There are no words to let someone else into that experience. And yet, we have to try. The same goes for the gospel and just how important and meaningful the good news is for me and you and the world. As someone who deals with words everyday, there are no words to encompass the power of the Word made flesh and what that means. And yet, we must try. Like Simeon and Anna, we can’t just let it be a private reality—something we hold onto for ourselves. Like Jeremiah, if we don’t say something, we will burst.
That is the good news. It is meant for the world. It is a light to the Gentiles and glory to Israel. It has the power to tear down the systems of power, corruption, and injustice. It has the grace to restore life to the dead and hope to the hopeless. The good news of Jesus the Messiah cannot be hidden or privatized or assigned only to a certain denomination or race or even religion. Because the good news of God incarnate, as Paul tells the Galatians, has redeemed not only Israel but all nations and all people.

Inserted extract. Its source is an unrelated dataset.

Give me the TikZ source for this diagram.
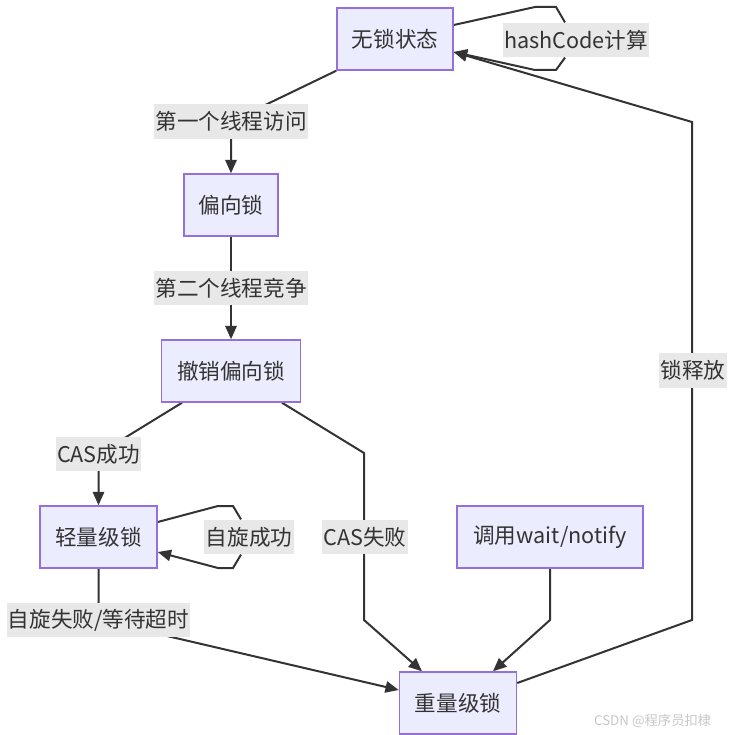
\documentclass[tikz,border=0pt]{standalone}
\usepackage{fontspec}
\setmainfont{Noto Sans CJK SC}
\usetikzlibrary{arrows.meta,calc,backgrounds}
\definecolor{nodefill}{HTML}{ECECFF}
\definecolor{nodeborder}{HTML}{9370DB}
\definecolor{edgecol}{HTML}{333333}
\definecolor{lblbg}{HTML}{E8E8E8}
\begin{document}
\begin{tikzpicture}[x=0.75pt,y=-0.75pt,
  state/.style={draw=nodeborder, fill=nodefill, line width=1.1pt, minimum height=46.5pt, inner sep=0pt, text=edgecol, font=\fontsize{16.2}{18}\selectfont},
  lbl/.style={fill=lblbg, text=edgecol, inner sep=1pt, minimum height=26pt, font=\fontsize{16.2}{18}\selectfont},
  edge/.style={draw=edgecol, line width=1.5pt},
  arr/.style={edge, -{Triangle[length=10pt,width=8.5pt]}}]
\useasboundingbox (0,0) rectangle (728,735);
% states
\node[state, minimum width=87pt] (n0) at (395,39) {无锁状态};
\node[state, minimum width=70.5pt] (n1) at (231,205) {偏向锁};
\node[state, minimum width=104.25pt] (n2) at (231,371) {撤销偏向锁};
\node[state, minimum width=87.75pt] (n3) at (98.5,537) {轻量级锁};
\node[state, minimum width=139.5pt] (n4) at (550,537) {调用wait/notify};
\node[state, minimum width=87.75pt] (n5) at (458,703) {重量级锁};
% labels
\node[lbl] (l0) at (576,40) {hashCode计算};
\node[lbl] (l1) at (231,121.5) {第一个线程访问};
\node[lbl] (l2) at (231,288) {第二个线程竞争};
\node[lbl] (l3) at (98.5,454) {CAS成功};
\node[lbl] (l4) at (249,537) {自旋成功};
\node[lbl] (l5) at (365,537) {CAS失败};
\node[lbl] (l6) at (98.5,620) {自旋失败/等待超时};
\node[lbl] (l7) at (693,370.5) {锁释放};
% corner points
\coordinate (c0a) at (535,7);
\coordinate (c0b) at (556,7);
\coordinate (c0c) at (556,70);
\coordinate (c0d) at (535,70);
\coordinate (c3a) at (218,506);
\coordinate (c3b) at (233,506);
\coordinate (c3c) at (233,568);
\coordinate (c3d) at (218,568);
\coordinate (c5a) at (364,453);
\coordinate (c5b) at (364,620);
\coordinate (c4a) at (550,620);
\coordinate (c7a) at (692,620);
\coordinate (c7b) at (692,122);
\begin{scope}[on background layer]
\draw[edge] ($(n0.east)+(0,-14)$) -- (c0a) -- (c0b) -- (l0.north -| 565,0);
\draw[arr] (l0.south -| 565,0) -- (c0c) -- (c0d) -- ($(n0.east)+(0,13)$);
\draw[arr] (n0.south west) -- (l1.center) -- (n1.north);
\draw[arr] (n1.south) -- (l2.center) -- (n2.north);
\draw[arr] ($(n2.south)+(-49,0)$) -- (l3.center) -- (n3.north);
\draw[edge] ($(n3.east)+(0,-15)$) -- (c3a) -- (c3b) -- (l4.north -| 241,0);
\draw[arr] (l4.south -| 241,0) -- (c3c) -- (c3d) -- ($(n3.east)+(0,15)$);
\draw[arr] ($(n2.south)+(51,0)$) -- (c5a) -- (l5.center -| c5a) -- (c5b) -- ($(n5.north)+(-36,0)$);
\draw[arr] (n4.south) -- (c4a) -- ($(n5.north)+(35,0)$);
\draw[arr] (n3.south) -- (l6.center) -- ($(n5.west)+(0,-13)$);
\draw[arr] ($(n5.east)+(0,-20)$) -- (c7a) -- (l7.center -| c7a) -- (c7b) -- ($(n0.east)+(0,13)$);
\end{scope}
\node[text=black!22, font=\fontsize{10}{12}\selectfont, anchor=east] (wm) at (716,721) {CSDN @程序员扣棣};
\end{tikzpicture}
\end{document}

What does that mean for you and me? It’s more than the fact that our sins are forgiven and we can be with Jesus when we die. It means that Jesus is with us now; that life is ours now; that the struggles we face are not ours alone; that our failures do not define us; that the insanity of this world and its powers aren’t the final word but the final act of a defeated enemy. The good news is that the wait is over–our eyes have seen the salvation prepared for all people in the birth, life, death, and resurrection of Jesus. The good news means that, no matter what the new year brings, we have seen everything in the eyes of the newborn Christ.